What you should do ::
Reproduce only the top of the records, down to and including the line containing "var dt = 1;".

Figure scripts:

_ _ _ _

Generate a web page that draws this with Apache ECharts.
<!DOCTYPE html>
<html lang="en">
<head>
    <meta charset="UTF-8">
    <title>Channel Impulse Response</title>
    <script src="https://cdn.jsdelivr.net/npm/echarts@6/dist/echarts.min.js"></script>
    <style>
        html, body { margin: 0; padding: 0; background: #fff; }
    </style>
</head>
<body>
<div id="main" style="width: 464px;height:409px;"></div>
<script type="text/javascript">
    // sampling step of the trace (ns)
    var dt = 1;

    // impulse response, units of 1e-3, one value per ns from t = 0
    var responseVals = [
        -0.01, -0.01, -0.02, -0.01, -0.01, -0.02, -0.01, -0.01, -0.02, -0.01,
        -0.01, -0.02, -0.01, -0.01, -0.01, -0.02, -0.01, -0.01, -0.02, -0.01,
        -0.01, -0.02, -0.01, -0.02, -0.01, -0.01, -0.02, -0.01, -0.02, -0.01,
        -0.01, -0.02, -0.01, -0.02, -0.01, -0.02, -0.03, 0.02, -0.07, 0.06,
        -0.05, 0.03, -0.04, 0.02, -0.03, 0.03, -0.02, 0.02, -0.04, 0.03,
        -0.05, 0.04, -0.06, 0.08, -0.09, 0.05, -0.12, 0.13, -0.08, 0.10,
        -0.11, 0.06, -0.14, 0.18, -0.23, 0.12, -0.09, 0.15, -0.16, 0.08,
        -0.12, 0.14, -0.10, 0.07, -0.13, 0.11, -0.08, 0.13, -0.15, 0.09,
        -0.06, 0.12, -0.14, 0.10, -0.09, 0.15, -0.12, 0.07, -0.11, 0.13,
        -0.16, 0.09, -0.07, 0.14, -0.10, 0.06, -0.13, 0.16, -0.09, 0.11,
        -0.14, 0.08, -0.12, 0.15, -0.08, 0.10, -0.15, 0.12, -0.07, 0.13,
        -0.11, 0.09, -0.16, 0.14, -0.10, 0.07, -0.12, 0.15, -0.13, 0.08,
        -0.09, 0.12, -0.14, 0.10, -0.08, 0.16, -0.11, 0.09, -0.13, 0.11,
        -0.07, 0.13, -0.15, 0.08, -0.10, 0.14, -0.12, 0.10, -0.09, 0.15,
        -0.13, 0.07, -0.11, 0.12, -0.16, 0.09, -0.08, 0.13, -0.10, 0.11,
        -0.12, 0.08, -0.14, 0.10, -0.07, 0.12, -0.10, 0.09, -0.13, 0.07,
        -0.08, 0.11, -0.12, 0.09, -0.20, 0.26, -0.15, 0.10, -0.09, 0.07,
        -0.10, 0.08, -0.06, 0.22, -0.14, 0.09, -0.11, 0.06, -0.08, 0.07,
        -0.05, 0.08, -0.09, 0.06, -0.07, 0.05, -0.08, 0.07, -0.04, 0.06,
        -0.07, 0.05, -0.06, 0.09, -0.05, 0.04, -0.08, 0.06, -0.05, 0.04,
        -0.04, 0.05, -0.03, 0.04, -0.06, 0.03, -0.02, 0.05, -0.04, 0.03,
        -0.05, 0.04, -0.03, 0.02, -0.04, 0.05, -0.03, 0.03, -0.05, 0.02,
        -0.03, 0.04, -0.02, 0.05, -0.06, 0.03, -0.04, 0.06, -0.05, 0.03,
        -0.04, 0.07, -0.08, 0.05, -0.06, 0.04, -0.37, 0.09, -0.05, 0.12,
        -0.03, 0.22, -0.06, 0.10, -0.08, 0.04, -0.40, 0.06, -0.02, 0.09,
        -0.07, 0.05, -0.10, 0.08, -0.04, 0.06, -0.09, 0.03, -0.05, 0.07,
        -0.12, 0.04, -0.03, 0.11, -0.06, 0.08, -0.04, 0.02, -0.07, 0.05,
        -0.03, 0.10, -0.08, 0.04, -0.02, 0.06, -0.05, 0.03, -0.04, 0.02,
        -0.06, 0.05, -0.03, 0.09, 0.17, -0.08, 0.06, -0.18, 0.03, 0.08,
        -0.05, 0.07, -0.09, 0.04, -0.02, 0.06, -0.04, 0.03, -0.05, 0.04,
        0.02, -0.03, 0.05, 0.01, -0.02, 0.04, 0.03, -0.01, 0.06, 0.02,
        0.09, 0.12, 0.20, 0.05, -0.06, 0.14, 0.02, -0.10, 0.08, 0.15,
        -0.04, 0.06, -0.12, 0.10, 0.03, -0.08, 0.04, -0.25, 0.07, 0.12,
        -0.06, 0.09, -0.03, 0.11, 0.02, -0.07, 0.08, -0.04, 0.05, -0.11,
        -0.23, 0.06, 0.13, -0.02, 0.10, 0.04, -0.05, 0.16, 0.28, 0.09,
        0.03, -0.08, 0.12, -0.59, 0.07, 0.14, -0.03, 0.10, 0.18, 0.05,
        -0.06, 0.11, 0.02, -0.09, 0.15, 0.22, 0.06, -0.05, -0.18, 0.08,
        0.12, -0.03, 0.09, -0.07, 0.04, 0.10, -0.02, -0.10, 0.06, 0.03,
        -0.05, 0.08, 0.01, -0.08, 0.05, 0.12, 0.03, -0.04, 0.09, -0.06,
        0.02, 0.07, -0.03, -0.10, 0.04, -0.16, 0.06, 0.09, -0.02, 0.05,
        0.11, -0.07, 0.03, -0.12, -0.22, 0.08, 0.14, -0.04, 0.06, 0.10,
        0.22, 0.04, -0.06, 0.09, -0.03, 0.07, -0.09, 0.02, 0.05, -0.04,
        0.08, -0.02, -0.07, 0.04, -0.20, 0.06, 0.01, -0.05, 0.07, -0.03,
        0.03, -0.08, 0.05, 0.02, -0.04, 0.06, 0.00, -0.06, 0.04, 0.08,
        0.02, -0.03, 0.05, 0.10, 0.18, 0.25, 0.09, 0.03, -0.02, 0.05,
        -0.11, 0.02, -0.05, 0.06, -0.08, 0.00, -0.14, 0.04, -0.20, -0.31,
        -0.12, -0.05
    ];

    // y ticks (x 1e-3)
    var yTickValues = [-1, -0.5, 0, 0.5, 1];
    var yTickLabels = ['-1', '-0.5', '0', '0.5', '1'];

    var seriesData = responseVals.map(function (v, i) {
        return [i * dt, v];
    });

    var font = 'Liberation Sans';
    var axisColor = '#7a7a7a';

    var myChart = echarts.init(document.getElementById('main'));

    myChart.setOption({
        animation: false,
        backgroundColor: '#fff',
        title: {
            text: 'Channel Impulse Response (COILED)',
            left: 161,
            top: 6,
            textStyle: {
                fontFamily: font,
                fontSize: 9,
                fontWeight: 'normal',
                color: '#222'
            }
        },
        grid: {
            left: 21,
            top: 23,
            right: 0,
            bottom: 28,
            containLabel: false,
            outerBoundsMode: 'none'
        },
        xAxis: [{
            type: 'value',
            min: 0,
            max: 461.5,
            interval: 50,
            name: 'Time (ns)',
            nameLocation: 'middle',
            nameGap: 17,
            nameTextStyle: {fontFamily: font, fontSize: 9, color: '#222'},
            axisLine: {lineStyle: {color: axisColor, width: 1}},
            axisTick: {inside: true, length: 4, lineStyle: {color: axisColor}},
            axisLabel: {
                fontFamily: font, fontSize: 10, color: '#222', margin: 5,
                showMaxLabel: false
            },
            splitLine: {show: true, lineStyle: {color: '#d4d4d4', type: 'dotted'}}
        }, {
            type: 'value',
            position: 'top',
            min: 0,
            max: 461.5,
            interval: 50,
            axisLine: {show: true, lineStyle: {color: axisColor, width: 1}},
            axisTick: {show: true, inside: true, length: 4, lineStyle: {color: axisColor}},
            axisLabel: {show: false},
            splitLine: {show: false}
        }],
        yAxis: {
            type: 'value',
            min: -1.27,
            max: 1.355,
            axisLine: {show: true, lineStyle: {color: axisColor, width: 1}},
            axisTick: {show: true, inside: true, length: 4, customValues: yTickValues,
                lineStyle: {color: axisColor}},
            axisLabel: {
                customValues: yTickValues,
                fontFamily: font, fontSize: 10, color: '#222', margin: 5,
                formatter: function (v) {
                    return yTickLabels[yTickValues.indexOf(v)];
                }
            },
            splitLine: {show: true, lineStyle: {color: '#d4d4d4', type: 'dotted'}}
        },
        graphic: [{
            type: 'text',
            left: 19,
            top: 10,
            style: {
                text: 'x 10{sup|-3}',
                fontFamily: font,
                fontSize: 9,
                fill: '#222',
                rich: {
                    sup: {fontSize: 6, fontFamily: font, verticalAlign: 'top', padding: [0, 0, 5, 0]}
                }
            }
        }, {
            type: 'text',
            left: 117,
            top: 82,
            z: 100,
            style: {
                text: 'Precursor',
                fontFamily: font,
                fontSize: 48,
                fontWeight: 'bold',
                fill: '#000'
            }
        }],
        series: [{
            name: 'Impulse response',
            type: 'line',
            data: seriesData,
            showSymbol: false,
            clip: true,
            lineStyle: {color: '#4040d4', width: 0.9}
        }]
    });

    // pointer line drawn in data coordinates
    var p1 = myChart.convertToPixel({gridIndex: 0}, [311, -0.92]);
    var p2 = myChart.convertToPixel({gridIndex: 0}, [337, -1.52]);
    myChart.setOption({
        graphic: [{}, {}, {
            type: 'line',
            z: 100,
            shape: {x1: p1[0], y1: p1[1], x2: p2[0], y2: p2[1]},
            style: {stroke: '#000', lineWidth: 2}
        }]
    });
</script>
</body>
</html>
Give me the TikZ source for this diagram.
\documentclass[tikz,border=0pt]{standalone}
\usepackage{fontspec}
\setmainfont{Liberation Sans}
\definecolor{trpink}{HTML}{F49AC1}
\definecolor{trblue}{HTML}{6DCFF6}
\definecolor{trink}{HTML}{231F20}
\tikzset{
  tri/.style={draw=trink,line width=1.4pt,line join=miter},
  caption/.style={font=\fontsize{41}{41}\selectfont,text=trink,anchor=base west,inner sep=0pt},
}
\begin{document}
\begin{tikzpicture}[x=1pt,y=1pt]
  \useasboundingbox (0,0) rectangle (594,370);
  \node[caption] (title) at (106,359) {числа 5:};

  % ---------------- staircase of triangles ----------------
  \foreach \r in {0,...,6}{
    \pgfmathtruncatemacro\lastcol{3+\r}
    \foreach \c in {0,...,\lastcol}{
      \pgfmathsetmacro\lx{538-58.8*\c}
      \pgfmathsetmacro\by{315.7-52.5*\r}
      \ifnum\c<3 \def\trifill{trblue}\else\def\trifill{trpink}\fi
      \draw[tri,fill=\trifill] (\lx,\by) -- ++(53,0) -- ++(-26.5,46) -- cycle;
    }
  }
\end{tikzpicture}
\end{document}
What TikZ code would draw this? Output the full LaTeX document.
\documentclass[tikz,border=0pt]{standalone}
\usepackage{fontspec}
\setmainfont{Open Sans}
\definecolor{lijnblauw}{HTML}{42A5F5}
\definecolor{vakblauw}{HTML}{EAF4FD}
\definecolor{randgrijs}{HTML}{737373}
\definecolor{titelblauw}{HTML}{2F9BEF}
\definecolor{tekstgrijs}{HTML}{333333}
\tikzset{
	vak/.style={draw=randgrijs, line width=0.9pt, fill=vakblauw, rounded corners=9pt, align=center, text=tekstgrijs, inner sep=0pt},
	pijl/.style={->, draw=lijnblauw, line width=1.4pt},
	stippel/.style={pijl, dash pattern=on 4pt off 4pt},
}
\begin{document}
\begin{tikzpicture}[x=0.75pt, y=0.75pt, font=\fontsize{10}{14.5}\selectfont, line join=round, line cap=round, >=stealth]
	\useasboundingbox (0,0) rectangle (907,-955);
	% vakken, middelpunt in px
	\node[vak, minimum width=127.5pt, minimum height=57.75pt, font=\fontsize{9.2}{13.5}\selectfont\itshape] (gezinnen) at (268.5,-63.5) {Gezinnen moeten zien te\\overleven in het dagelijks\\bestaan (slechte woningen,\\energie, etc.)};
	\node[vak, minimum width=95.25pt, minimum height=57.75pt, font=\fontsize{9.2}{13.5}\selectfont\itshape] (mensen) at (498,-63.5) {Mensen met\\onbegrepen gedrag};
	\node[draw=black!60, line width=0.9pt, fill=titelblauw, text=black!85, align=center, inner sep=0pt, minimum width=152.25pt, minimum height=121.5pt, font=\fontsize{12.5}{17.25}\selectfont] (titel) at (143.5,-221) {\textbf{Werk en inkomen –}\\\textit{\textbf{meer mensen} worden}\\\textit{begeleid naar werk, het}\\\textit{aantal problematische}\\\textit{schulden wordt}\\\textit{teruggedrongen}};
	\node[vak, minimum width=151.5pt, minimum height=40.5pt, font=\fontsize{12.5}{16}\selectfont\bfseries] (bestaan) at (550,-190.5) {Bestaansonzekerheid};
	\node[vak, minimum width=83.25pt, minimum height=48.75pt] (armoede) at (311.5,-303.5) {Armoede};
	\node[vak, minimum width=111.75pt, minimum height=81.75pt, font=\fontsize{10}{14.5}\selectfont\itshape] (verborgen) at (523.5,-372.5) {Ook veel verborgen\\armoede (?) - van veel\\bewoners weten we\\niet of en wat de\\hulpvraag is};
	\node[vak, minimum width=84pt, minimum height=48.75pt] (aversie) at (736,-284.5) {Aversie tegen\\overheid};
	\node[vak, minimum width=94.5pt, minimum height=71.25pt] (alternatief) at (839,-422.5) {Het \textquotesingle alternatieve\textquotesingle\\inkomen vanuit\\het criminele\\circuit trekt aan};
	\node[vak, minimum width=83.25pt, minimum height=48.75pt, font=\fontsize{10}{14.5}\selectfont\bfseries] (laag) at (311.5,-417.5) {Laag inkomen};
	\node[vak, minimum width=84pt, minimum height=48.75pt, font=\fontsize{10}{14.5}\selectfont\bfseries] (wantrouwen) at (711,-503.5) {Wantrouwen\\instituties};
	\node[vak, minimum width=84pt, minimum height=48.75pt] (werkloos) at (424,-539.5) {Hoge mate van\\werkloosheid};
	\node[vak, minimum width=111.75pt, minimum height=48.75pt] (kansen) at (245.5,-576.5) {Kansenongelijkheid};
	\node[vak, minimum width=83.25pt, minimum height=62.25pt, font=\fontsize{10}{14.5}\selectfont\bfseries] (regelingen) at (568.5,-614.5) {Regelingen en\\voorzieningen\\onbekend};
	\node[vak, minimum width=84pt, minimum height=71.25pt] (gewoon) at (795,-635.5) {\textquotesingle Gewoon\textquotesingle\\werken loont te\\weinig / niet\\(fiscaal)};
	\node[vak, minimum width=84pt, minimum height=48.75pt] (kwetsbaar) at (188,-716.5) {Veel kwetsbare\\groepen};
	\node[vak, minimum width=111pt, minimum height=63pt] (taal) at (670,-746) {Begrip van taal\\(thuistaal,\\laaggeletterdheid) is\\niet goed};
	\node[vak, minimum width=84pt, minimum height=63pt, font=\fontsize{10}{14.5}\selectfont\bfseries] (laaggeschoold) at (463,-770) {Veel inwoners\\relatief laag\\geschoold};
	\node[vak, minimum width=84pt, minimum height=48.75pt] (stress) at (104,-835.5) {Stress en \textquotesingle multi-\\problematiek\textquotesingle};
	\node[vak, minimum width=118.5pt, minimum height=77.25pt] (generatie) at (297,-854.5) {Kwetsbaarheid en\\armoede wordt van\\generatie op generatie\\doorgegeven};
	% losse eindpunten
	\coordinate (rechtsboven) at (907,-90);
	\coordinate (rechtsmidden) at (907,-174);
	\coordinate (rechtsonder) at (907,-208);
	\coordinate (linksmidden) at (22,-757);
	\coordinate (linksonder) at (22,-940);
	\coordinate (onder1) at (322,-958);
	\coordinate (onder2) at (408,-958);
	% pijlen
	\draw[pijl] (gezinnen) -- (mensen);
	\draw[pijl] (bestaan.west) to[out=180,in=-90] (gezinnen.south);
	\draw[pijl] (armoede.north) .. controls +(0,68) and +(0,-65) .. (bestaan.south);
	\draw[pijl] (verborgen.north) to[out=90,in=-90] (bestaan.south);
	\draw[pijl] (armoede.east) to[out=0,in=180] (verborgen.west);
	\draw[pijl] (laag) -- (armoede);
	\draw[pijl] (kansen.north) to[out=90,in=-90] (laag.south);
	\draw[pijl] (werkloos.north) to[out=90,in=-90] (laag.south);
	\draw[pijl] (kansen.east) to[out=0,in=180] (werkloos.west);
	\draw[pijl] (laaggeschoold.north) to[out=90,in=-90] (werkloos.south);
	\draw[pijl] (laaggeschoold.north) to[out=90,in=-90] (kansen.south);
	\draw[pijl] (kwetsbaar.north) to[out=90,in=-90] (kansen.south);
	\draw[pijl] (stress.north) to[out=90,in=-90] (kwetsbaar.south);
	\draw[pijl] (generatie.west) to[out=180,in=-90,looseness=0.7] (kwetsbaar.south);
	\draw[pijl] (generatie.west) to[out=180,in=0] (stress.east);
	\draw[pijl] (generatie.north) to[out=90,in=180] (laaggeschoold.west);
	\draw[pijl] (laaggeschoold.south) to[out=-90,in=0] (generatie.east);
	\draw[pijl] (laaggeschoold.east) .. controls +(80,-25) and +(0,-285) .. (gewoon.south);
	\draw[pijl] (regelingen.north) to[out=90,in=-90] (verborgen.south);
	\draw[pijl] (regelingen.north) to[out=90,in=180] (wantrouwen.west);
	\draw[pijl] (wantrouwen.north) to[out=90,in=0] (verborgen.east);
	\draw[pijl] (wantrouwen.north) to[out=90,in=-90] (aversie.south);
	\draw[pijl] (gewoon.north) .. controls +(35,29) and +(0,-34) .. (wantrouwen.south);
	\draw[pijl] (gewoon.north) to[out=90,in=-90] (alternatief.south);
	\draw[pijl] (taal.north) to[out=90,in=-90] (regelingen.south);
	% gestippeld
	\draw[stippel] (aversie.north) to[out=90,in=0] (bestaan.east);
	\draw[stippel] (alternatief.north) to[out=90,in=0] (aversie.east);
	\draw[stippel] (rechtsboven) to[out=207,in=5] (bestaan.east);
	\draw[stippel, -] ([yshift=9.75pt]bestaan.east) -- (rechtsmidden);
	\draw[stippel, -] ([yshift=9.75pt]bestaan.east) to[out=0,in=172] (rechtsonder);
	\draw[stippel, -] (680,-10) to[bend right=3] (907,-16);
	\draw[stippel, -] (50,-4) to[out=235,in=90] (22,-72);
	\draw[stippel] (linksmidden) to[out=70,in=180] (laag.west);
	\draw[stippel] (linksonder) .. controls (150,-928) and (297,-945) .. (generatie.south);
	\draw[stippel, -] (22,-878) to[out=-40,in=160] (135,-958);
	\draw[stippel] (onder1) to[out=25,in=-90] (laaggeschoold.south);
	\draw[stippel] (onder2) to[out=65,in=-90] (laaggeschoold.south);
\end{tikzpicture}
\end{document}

_ _ _ _

Task answer ::
Generate a web page that draws this with Apache ECharts.
<!DOCTYPE html>
<html lang="en">
<head>
    <meta charset="UTF-8">
    <title>Channel Impulse Response</title>
    <script src="https://cdn.jsdelivr.net/npm/echarts@6/dist/echarts.min.js"></script>
    <style>
        html, body { margin: 0; padding: 0; background: #fff; }
    </style>
</head>
<body>
<div id="main" style="width: 464px;height:409px;"></div>
<script type="text/javascript">
    // sampling step of the trace (ns)
    var dt = 1;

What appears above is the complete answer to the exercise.